In a normal conductor, the current density is directly proportional to the electric field strength: $$ \vec{J} = \sigma \vec{E} $$ In a perfect conductor, $\vec{E} =0$, even if there is a current.
Inside a perfect conductor, if $\vec{E}=0$, then what determines the magnitude and direction of the current density $\vec{J}$ in the first place?
what determines the magnitude and direction of the current density $\vec{J}$ in the first place?
Something else does, depending on what you connect your perfect conductor up to.
It could be the current limitation of the source that's driving the current. It could be the inductance of the circuit and the time that voltage has been applied. It could be a resistor or other circuit element that the perfect wire is connected to.
The current density is defined by the history of $E(t)$. For simplicity we will concentrate on the case of a "perfect metal" and not a superconductor (where the underlying physics is more intricate but also real).
Zero (DC) resistance does not mean infinite acceleration. Technically, (DC) conductivity is defined as the linear response in a steady state that is achieved when the perturbation is turned on adiabatically from $t=-\infty$. So zero resistance (or infinite conductivity), tells us the current will be infinite after the non-zero electric field has been applied for eternity!
If we consider the real problem, we have to consider the actual time dependence: The electric field has been turned on at some time $t_0$, or more generally the field is $E(t)$. Now, the charge carriers have an effective mass and are accelerated according to $eE = F = m_\text{eff} a$, so due to this effect the current is increasing linearly with time (since $I(t) = env(t)$ and $v(t) = -eEt/m_\text{eff}$). There are additional complications due Bloch oscillations in crystals and due to the non-conservation of the quasi-particle number in superconductors, which we put aside for now.
An additional effect preventing instantaneous infinite current is the inductance of the wire, which will limit the current increase with time (since the change in current induces an electric field opposing the accelerating field).

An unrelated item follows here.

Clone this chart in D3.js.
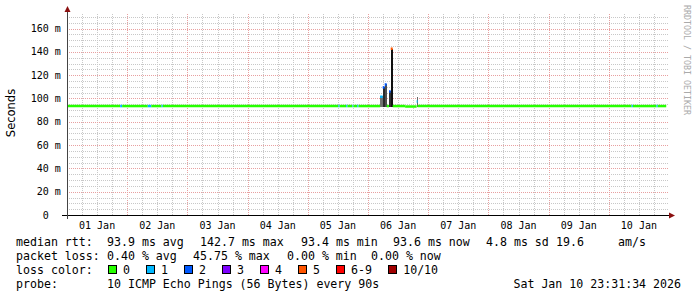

Note that this discussion is not hypothetical: superconductors come very close to allowing dissipation free currents and there the actual current density depends on the history of the applied field (superconducting MRI or accelerator magnets to not need to be connected to a voltage source constantly, they can be short-circuited and the current keeps flowing). Also note, that a perfect metal (with free electrons, not impurities and no phonons) does indeed have non-zero AC conductivity due to the inertia of the electrons. The characteristic quantity describing the scaling of the AC conductivity is the plasma frequency (above which the metal becomes non-conductive).